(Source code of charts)
****

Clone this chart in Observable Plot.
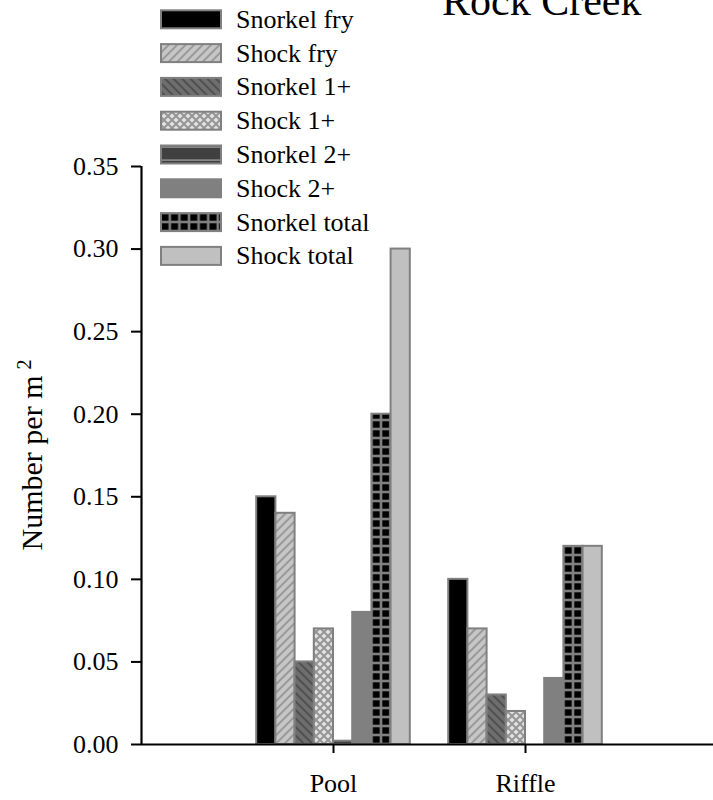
<!DOCTYPE html>
<html><head><meta charset="utf-8">
<script src="https://cdn.jsdelivr.net/npm/d3@7"></script>
<script src="https://cdn.jsdelivr.net/npm/@observablehq/plot@0.6"></script>
<style>
body{margin:0;background:#fff;}
#chart{position:relative;width:713px;height:800px;overflow:hidden;background:#fff}
</style>
</head><body><div id="chart"></div>
<script>
// ---- data ----
const categories = ["Pool", "Riffle"];
const series = ["Snorkel fry", "Shock fry", "Snorkel 1+", "Shock 1+", "Snorkel 2+", "Shock 2+", "Snorkel total", "Shock total"];
const poolValues   = [0.15, 0.14, 0.05, 0.07, 0.002, 0.08, 0.20, 0.30];
const riffleValues = [0.10, 0.07, 0.03, 0.02, 0.0,   0.04, 0.12, 0.12];
const yTicks = [0, 0.05, 0.10, 0.15, 0.20, 0.25, 0.30, 0.35];
const titleText = "Rock Creek";
const yLabelText = "Number per m";
const yLabelSup = "2";

// ---- styles ----
const FONT = "'Liberation Serif', 'Times New Roman', serif";
const fills = {
  "Snorkel fry": "#000000",
  "Shock fry": "url(#pShockFry)",
  "Snorkel 1+": "url(#pSnorkel1)",
  "Shock 1+": "url(#pShock1)",
  "Snorkel 2+": "url(#pSnorkel2)",
  "Shock 2+": "#808080",
  "Snorkel total": "url(#pSnorkelTotal)",
  "Shock total": "#c0c0c0"
};

const table = [];
[poolValues, riffleValues].forEach((vals, ci) =>
  vals.forEach((v, si) => table.push({category: categories[ci], ci, series: series[si], si, value: v})));

const groupWidth = 0.8, barW = groupWidth / series.length;
const bx1 = d => d.ci + 1 - groupWidth / 2 + d.si * barW;
const bx2 = d => bx1(d) + barW;

const NS = "http://www.w3.org/2000/svg";
function el(tag, attrs, parent) {
  const e = document.createElementNS(NS, tag);
  for (const k in attrs) e.setAttribute(k, attrs[k]);
  if (parent) parent.appendChild(e);
  return e;
}

function defsMark(index, scales) {
  const defs = el("defs", {});
  let p = el("pattern", {id: "pShockFry", patternUnits: "userSpaceOnUse", width: 6, height: 6, patternTransform: "rotate(45)"}, defs);
  el("rect", {width: 6, height: 6, fill: "#c6c6c6"}, p);
  el("rect", {width: 2, height: 6, fill: "#999999"}, p);
  p = el("pattern", {id: "pSnorkel1", patternUnits: "userSpaceOnUse", width: 6, height: 6, patternTransform: "rotate(-45)"}, defs);
  el("rect", {width: 6, height: 6, fill: "#6e6e6e"}, p);
  el("rect", {width: 2, height: 6, fill: "#505050"}, p);
  p = el("pattern", {id: "pShock1", patternUnits: "userSpaceOnUse", width: 8, height: 8}, defs);
  el("rect", {width: 8, height: 8, fill: "#959595"}, p);
  const r = 2.6;
  [[4, 4], [0, 0], [8, 0], [0, 8], [8, 8]].forEach(([cx, cy]) =>
    el("polygon", {points: `${cx},${cy - r} ${cx + r},${cy} ${cx},${cy + r} ${cx - r},${cy}`, fill: "#e2e2e2"}, p));
  p = el("pattern", {id: "pSnorkel2", patternUnits: "userSpaceOnUse", width: 10, height: 13, y: 144}, defs);
  el("rect", {width: 10, height: 13, fill: "#404040"}, p);
  el("rect", {y: 2.3, width: 10, height: 1.6, fill: "#8c8c8c"}, p);
  const gx = scales.x(1 + 0.2), gw = (scales.x(1 + 0.2 + barW) - scales.x(1 + 0.2)) / 2;
  const gy = scales.y(0), gh = 9;
  p = el("pattern", {id: "pSnorkelTotal", patternUnits: "userSpaceOnUse", x: gx, y: gy, width: gw, height: gh}, defs);
  el("rect", {width: gw, height: gh, fill: "#000"}, p);
  el("rect", {x: 0, width: 1.3, height: gh, fill: "#808080"}, p);
  el("rect", {x: gw - 1.3, width: 1.3, height: gh, fill: "#808080"}, p);
  el("rect", {y: 0, width: gw, height: 1.3, fill: "#808080"}, p);
  el("rect", {y: gh - 1.3, width: gw, height: 1.3, fill: "#808080"}, p);
  return defs;
}

function titleMark() {
  const t = el("text", {x: 442, y: 15, "text-anchor": "start", "font-size": 42, "font-family": FONT, fill: "#000"});
  t.textContent = titleText;
  return t;
}

function yLabelMark(index, scales) {
  const cy = (scales.y(0) + scales.y(0.35)) / 2;
  const t = el("text", {transform: `translate(42,${cy}) rotate(-90)`, "text-anchor": "middle", "font-size": 30, "font-family": FONT, fill: "#000"});
  t.appendChild(document.createTextNode(yLabelText));
  const s = el("tspan", {dx: 6, "baseline-shift": "super", "font-size": 20}, t);
  s.textContent = yLabelSup;
  return t;
}

function legendMark() {
  const g = el("g", {});
  series.forEach((s, i) => {
    const top = 10.3 + i * 33.8;
    el("rect", {x: 161, y: top, width: 60, height: 18, fill: fills[s], stroke: "#808080", "stroke-width": 2}, g);
    const t = el("text", {x: 236, y: top + 17.5, "text-anchor": "start", "font-size": 26, "font-family": FONT, fill: "#000"}, g);
    t.textContent = s;
  });
  return g;
}

const plot = Plot.plot({
  width: 713,
  height: 800,
  marginTop: 166,
  marginBottom: 56,
  marginLeft: 141,
  marginRight: 0,
  style: {fontFamily: FONT, fontSize: "26px", color: "#000", background: "#fff", overflow: "visible"},
  x: {domain: [0, 3], range: [141, 717]},
  y: {domain: [0, 0.35]},
  marks: [
    defsMark,
    ...series.map(s => Plot.rectY(table.filter(d => d.series === s && d.value > 0), {
      x1: bx1, x2: bx2, y1: 0, y2: "value", fill: fills[s], stroke: "#808080", strokeWidth: 2
    })),
    Plot.ruleY([0], {stroke: "#000", strokeWidth: 2.2}),
    Plot.ruleX([0], {y1: 0, y2: 0.35, stroke: "#000", strokeWidth: 2.2}),
    Plot.axisY({ticks: yTicks, tickFormat: d3.format(".2f"), tickSize: 10, tickPadding: 13, strokeWidth: 2, fontSize: 26, fontFamily: FONT, label: null}),
    Plot.axisX({ticks: [1, 2], tickFormat: d => categories[d - 1], tickSize: 9, tickPadding: 20, strokeWidth: 2, fontSize: 26, fontFamily: FONT, label: null}),
    titleMark,
    yLabelMark,
    legendMark
  ]
});
document.getElementById("chart").appendChild(plot);
</script>
</body></html>
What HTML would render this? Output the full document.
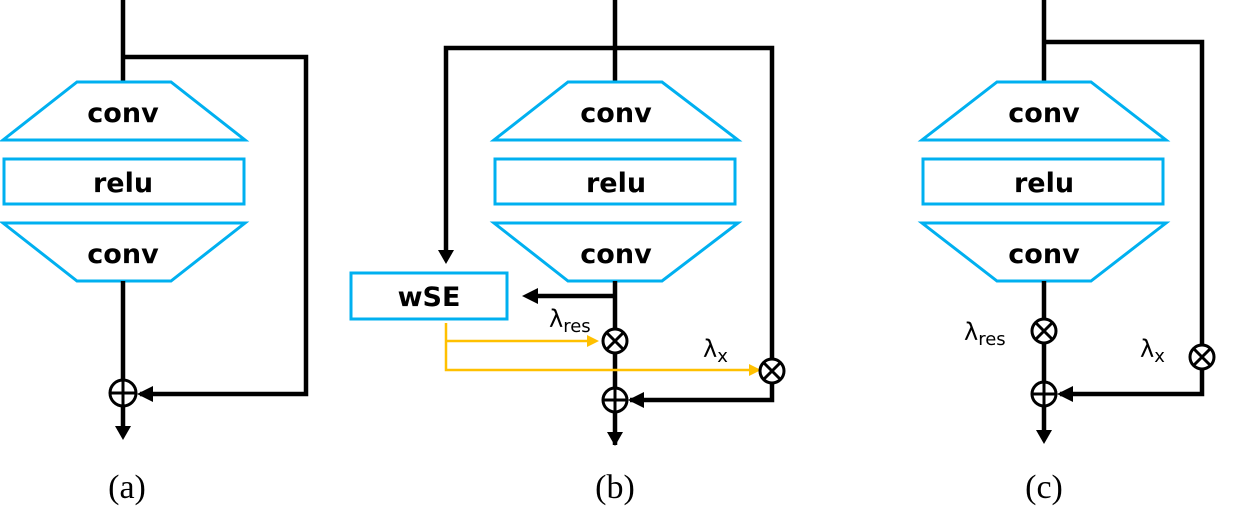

****

Your goal ▸
Without the pictures, reproduce every line of the records above exactly.

The result ▸
Clone this chart in Observable Plot.
<!DOCTYPE html>
<html><head><meta charset="utf-8">
<script src="https://cdn.jsdelivr.net/npm/d3@7"></script>
<script src="https://cdn.jsdelivr.net/npm/@observablehq/plot@0.6"></script>
<style>
body{margin:0;background:#fff;}
#chart{position:relative;width:713px;height:800px;overflow:hidden;background:#fff}
</style>
</head><body><div id="chart"></div>
<script>
// ---- data ----
const categories = ["Pool", "Riffle"];
const series = ["Snorkel fry", "Shock fry", "Snorkel 1+", "Shock 1+", "Snorkel 2+", "Shock 2+", "Snorkel total", "Shock total"];
const poolValues   = [0.15, 0.14, 0.05, 0.07, 0.002, 0.08, 0.20, 0.30];
const riffleValues = [0.10, 0.07, 0.03, 0.02, 0.0,   0.04, 0.12, 0.12];
const yTicks = [0, 0.05, 0.10, 0.15, 0.20, 0.25, 0.30, 0.35];
const titleText = "Rock Creek";
const yLabelText = "Number per m";
const yLabelSup = "2";

// ---- styles ----
const FONT = "'Liberation Serif', 'Times New Roman', serif";
const fills = {
  "Snorkel fry": "#000000",
  "Shock fry": "url(#pShockFry)",
  "Snorkel 1+": "url(#pSnorkel1)",
  "Shock 1+": "url(#pShock1)",
  "Snorkel 2+": "url(#pSnorkel2)",
  "Shock 2+": "#808080",
  "Snorkel total": "url(#pSnorkelTotal)",
  "Shock total": "#c0c0c0"
};

const table = [];
[poolValues, riffleValues].forEach((vals, ci) =>
  vals.forEach((v, si) => table.push({category: categories[ci], ci, series: series[si], si, value: v})));

const groupWidth = 0.8, barW = groupWidth / series.length;
const bx1 = d => d.ci + 1 - groupWidth / 2 + d.si * barW;
const bx2 = d => bx1(d) + barW;

const NS = "http://www.w3.org/2000/svg";
function el(tag, attrs, parent) {
  const e = document.createElementNS(NS, tag);
  for (const k in attrs) e.setAttribute(k, attrs[k]);
  if (parent) parent.appendChild(e);
  return e;
}

function defsMark(index, scales) {
  const defs = el("defs", {});
  let p = el("pattern", {id: "pShockFry", patternUnits: "userSpaceOnUse", width: 6, height: 6, patternTransform: "rotate(45)"}, defs);
  el("rect", {width: 6, height: 6, fill: "#c6c6c6"}, p);
  el("rect", {width: 2, height: 6, fill: "#999999"}, p);
  p = el("pattern", {id: "pSnorkel1", patternUnits: "userSpaceOnUse", width: 6, height: 6, patternTransform: "rotate(-45)"}, defs);
  el("rect", {width: 6, height: 6, fill: "#6e6e6e"}, p);
  el("rect", {width: 2, height: 6, fill: "#505050"}, p);
  p = el("pattern", {id: "pShock1", patternUnits: "userSpaceOnUse", width: 8, height: 8}, defs);
  el("rect", {width: 8, height: 8, fill: "#959595"}, p);
  const r = 2.6;
  [[4, 4], [0, 0], [8, 0], [0, 8], [8, 8]].forEach(([cx, cy]) =>
    el("polygon", {points: `${cx},${cy - r} ${cx + r},${cy} ${cx},${cy + r} ${cx - r},${cy}`, fill: "#e2e2e2"}, p));
  p = el("pattern", {id: "pSnorkel2", patternUnits: "userSpaceOnUse", width: 10, height: 13, y: 144}, defs);
  el("rect", {width: 10, height: 13, fill: "#404040"}, p);
  el("rect", {y: 2.3, width: 10, height: 1.6, fill: "#8c8c8c"}, p);
  const gx = scales.x(1 + 0.2), gw = (scales.x(1 + 0.2 + barW) - scales.x(1 + 0.2)) / 2;
  const gy = scales.y(0), gh = 9;
  p = el("pattern", {id: "pSnorkelTotal", patternUnits: "userSpaceOnUse", x: gx, y: gy, width: gw, height: gh}, defs);
  el("rect", {width: gw, height: gh, fill: "#000"}, p);
  el("rect", {x: 0, width: 1.3, height: gh, fill: "#808080"}, p);
  el("rect", {x: gw - 1.3, width: 1.3, height: gh, fill: "#808080"}, p);
  el("rect", {y: 0, width: gw, height: 1.3, fill: "#808080"}, p);
  el("rect", {y: gh - 1.3, width: gw, height: 1.3, fill: "#808080"}, p);
  return defs;
}

function titleMark() {
  const t = el("text", {x: 442, y: 15, "text-anchor": "start", "font-size": 42, "font-family": FONT, fill: "#000"});
  t.textContent = titleText;
  return t;
}

function yLabelMark(index, scales) {
  const cy = (scales.y(0) + scales.y(0.35)) / 2;
  const t = el("text", {transform: `translate(42,${cy}) rotate(-90)`, "text-anchor": "middle", "font-size": 30, "font-family": FONT, fill: "#000"});
  t.appendChild(document.createTextNode(yLabelText));
  const s = el("tspan", {dx: 6, "baseline-shift": "super", "font-size": 20}, t);
  s.textContent = yLabelSup;
  return t;
}

function legendMark() {
  const g = el("g", {});
  series.forEach((s, i) => {
    const top = 10.3 + i * 33.8;
    el("rect", {x: 161, y: top, width: 60, height: 18, fill: fills[s], stroke: "#808080", "stroke-width": 2}, g);
    const t = el("text", {x: 236, y: top + 17.5, "text-anchor": "start", "font-size": 26, "font-family": FONT, fill: "#000"}, g);
    t.textContent = s;
  });
  return g;
}

const plot = Plot.plot({
  width: 713,
  height: 800,
  marginTop: 166,
  marginBottom: 56,
  marginLeft: 141,
  marginRight: 0,
  style: {fontFamily: FONT, fontSize: "26px", color: "#000", background: "#fff", overflow: "visible"},
  x: {domain: [0, 3], range: [141, 717]},
  y: {domain: [0, 0.35]},
  marks: [
    defsMark,
    ...series.map(s => Plot.rectY(table.filter(d => d.series === s && d.value > 0), {
      x1: bx1, x2: bx2, y1: 0, y2: "value", fill: fills[s], stroke: "#808080", strokeWidth: 2
    })),
    Plot.ruleY([0], {stroke: "#000", strokeWidth: 2.2}),
    Plot.ruleX([0], {y1: 0, y2: 0.35, stroke: "#000", strokeWidth: 2.2}),
    Plot.axisY({ticks: yTicks, tickFormat: d3.format(".2f"), tickSize: 10, tickPadding: 13, strokeWidth: 2, fontSize: 26, fontFamily: FONT, label: null}),
    Plot.axisX({ticks: [1, 2], tickFormat: d => categories[d - 1], tickSize: 9, tickPadding: 20, strokeWidth: 2, fontSize: 26, fontFamily: FONT, label: null}),
    titleMark,
    yLabelMark,
    legendMark
  ]
});
document.getElementById("chart").appendChild(plot);
</script>
</body></html>
What HTML would render this? Output the full document.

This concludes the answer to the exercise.